**What is expected**. Everything from the first line down to the line containing "bounds = np.cumsum([0] + fracs)" is to be retyped exactly, both ends included, with pictures left out.

**Data block**.
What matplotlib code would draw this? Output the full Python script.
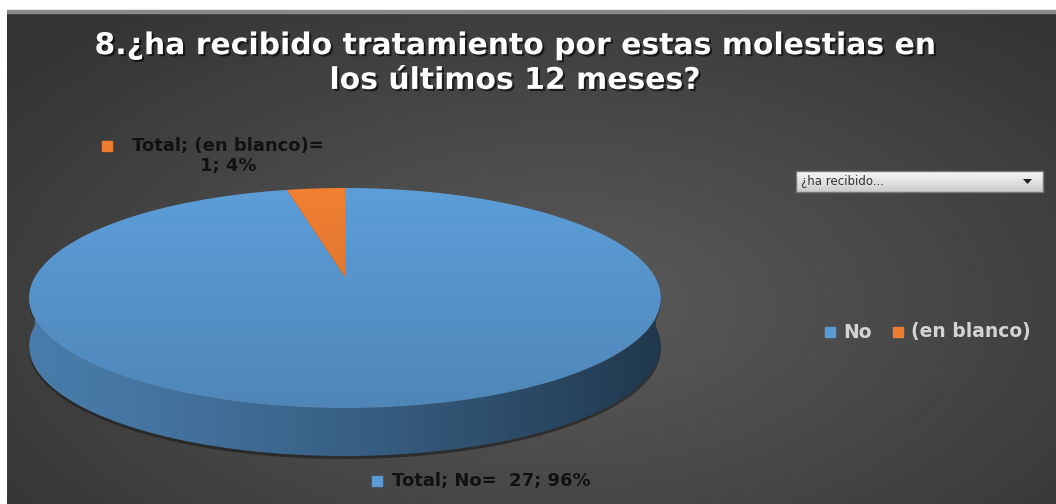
import numpy as np
import matplotlib
matplotlib.use("Agg")
import matplotlib.pyplot as plt
from matplotlib.patches import Polygon, Rectangle
import matplotlib.patheffects as pe

# data
categories = ["No", "(en blanco)"]
counts = [27, 1]
percents = [96, 4]
colors = ["#5b9bd5", "#ed7d31"]
title = "8.¿ha recibido tratamiento por estas molestias en\nlos últimos 12 meses?"
filter_text = "¿ha recibido..."

W, H = 1056, 504
fig = plt.figure(figsize=(W / 100, H / 100), dpi=100)
fig.patch.set_facecolor("white")
ax = fig.add_axes([0, 0, 1, 1])
ax.set_xlim(0, W)
ax.set_ylim(H, 0)
ax.axis("off")

# dark radial background
yy, xx = np.mgrid[0:H, 0:W]
r = np.sqrt(((xx - 560) / 650.0) ** 2 + ((yy - 300) / 350.0) ** 2)
shade = np.clip(0.36 - 0.14 * r, 0.2, 0.36)
bg = np.dstack([shade, shade, shade])
ax.imshow(bg, extent=(7, W, H, 12), zorder=0, aspect="auto")
ax.add_patch(Rectangle((7, 10), W, 2.5, color="#8a8a8a", zorder=1))

# pie geometry (simple perspective of a tilted disc)
cx, cy = 345, 277
a, b, p = 310, 106, 0.191
depth = 48


def proj(phi):
    u, v = np.cos(phi), np.sin(phi)
    return cx + a * u / (1 + p * v), cy - b * v / (1 + p * v)


total = sum(counts)
fracs = [c / total for c in counts]
bounds = np.cumsum([0] + fracs)

# side wall (front half only)
side_grad = np.linspace(0, 1, 200)[None, :]
for i, col in enumerate(colors):
    s = np.deg2rad(90 - 360 * bounds[i])
    e = np.deg2rad(90 - 360 * bounds[i + 1])
    phi = np.linspace(s, e, 400)
    phi_n = np.mod(phi, 2 * np.pi)
    front = phi_n > np.pi
    if not front.any():
        continue
    ph = phi[front]
    x, y = proj(ph)
    xs = np.concatenate([x, x[::-1]])
    ys = np.concatenate([y, (y + depth)[::-1]])
    shadow = Polygon(np.column_stack([xs, ys + 3]), closed=True, fc="#1a1a1a", ec="none", alpha=0.6, zorder=2)
    ax.add_patch(shadow)
    poly = Polygon(np.column_stack([xs, ys]), closed=True, fc="none", ec="none", zorder=3)
    ax.add_patch(poly)
    base = np.array(matplotlib.colors.to_rgb(col))
    light = base * 0.8
    dark = base * 0.36
    g = light[None, None, :] * (1 - side_grad[..., None] ** 1.3) + dark[None, None, :] * side_grad[..., None] ** 1.3
    im = ax.imshow(g, extent=(x.min(), x.max(), y.max() + depth, y.min()), aspect="auto", zorder=3)
    im.set_clip_path(poly)

# top face
for i, col in enumerate(colors):
    s = np.deg2rad(90 - 360 * bounds[i])
    e = np.deg2rad(90 - 360 * bounds[i + 1])
    phi = np.linspace(s, e, 400)
    x, y = proj(phi)
    xs = np.concatenate([[cx], x])
    ys = np.concatenate([[cy], y])
    poly = Polygon(np.column_stack([xs, ys]), closed=True, fc="none", ec="none", zorder=4)
    ax.add_patch(poly)
    base = np.array(matplotlib.colors.to_rgb(col))
    grad = np.linspace(0, 1, 200)[:, None]
    g = (base * 1.03)[None, None, :] * (1 - grad[..., None]) + (base * 0.86)[None, None, :] * grad[..., None]
    g = np.clip(np.repeat(g, 2, axis=1), 0, 1)
    im = ax.imshow(g, extent=(cx - a * 1.05, cx + a * 1.05, cy + b * 1.3, cy - b), aspect="auto", zorder=4)
    im.set_clip_path(poly)

# title
ax.text(515, 63, title, ha="center", va="center", color="white", fontsize=21.5,
        fontweight="bold", family="DejaVu Sans", linespacing=1.25, zorder=6,
        path_effects=[pe.withSimplePatchShadow(offset=(1.5, -1.5), shadow_rgbFace="black", alpha=0.6)])

# data labels
label_pos = [(377, 481), (107, 146)]
label_text = [f"Total; {categories[0]}=  {counts[0]}; {percents[0]}%",
              f"Total; {categories[1]}=\n{counts[1]}; {percents[1]}%"]
for i in range(len(categories)):
    lx, ly = label_pos[i]
    ax.add_patch(Rectangle((lx - 5, ly - 5), 10, 10, color=colors[i], zorder=6))
    if i == 0:
        ax.text(lx + 15, ly, label_text[i], ha="left", va="center", fontsize=13,
                fontweight="bold", color="#111111", zorder=6)
    else:
        ax.text(228, ly - 9, label_text[i], ha="center", va="top", fontsize=13,
                fontweight="bold", color="#111111", linespacing=1.15, zorder=6)

# filter dropdown
box_grad = np.linspace(0.97, 0.80, 50)[:, None]
bx = np.dstack([box_grad, box_grad, box_grad])
ax.imshow(bx, extent=(796, 1043, 192, 171), aspect="auto", zorder=6)
ax.add_patch(Rectangle((796, 171), 247, 21, fc="none", ec="#777777", lw=1, zorder=7))
ax.text(801, 181.5, filter_text, ha="left", va="center", fontsize=8.5, color="#333333",
        zorder=7)
ax.add_patch(Polygon([(1023, 179), (1032, 179), (1027.5, 184)], closed=True, fc="#222222", zorder=7))

# legend
leg_x = [830, 898]
for i in range(len(categories)):
    ax.add_patch(Rectangle((leg_x[i] - 5, 327), 10, 10, color=colors[i], zorder=6))
    ax.text(leg_x[i] + 13, 332, categories[i], ha="left", va="center", fontsize=13.5,
            fontweight="bold", color="#d4d4d4", zorder=6)

fig.savefig("out.png", dpi=100, facecolor="white")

**Reply**.
What matplotlib code would draw this? Output the full Python script.
import numpy as np
import matplotlib
matplotlib.use("Agg")
import matplotlib.pyplot as plt
from matplotlib.patches import Polygon, Rectangle
import matplotlib.patheffects as pe

# data
categories = ["No", "(en blanco)"]
counts = [27, 1]
percents = [96, 4]
colors = ["#5b9bd5", "#ed7d31"]
title = "8.¿ha recibido tratamiento por estas molestias en\nlos últimos 12 meses?"
filter_text = "¿ha recibido..."

W, H = 1056, 504
fig = plt.figure(figsize=(W / 100, H / 100), dpi=100)
fig.patch.set_facecolor("white")
ax = fig.add_axes([0, 0, 1, 1])
ax.set_xlim(0, W)
ax.set_ylim(H, 0)
ax.axis("off")

# dark radial background
yy, xx = np.mgrid[0:H, 0:W]
r = np.sqrt(((xx - 560) / 650.0) ** 2 + ((yy - 300) / 350.0) ** 2)
shade = np.clip(0.36 - 0.14 * r, 0.2, 0.36)
bg = np.dstack([shade, shade, shade])
ax.imshow(bg, extent=(7, W, H, 12), zorder=0, aspect="auto")
ax.add_patch(Rectangle((7, 10), W, 2.5, color="#8a8a8a", zorder=1))

# pie geometry (simple perspective of a tilted disc)
cx, cy = 345, 277
a, b, p = 310, 106, 0.191
depth = 48


def proj(phi):
    u, v = np.cos(phi), np.sin(phi)
    return cx + a * u / (1 + p * v), cy - b * v / (1 + p * v)


total = sum(counts)
fracs = [c / total for c in counts]
bounds = np.cumsum([0] + fracs)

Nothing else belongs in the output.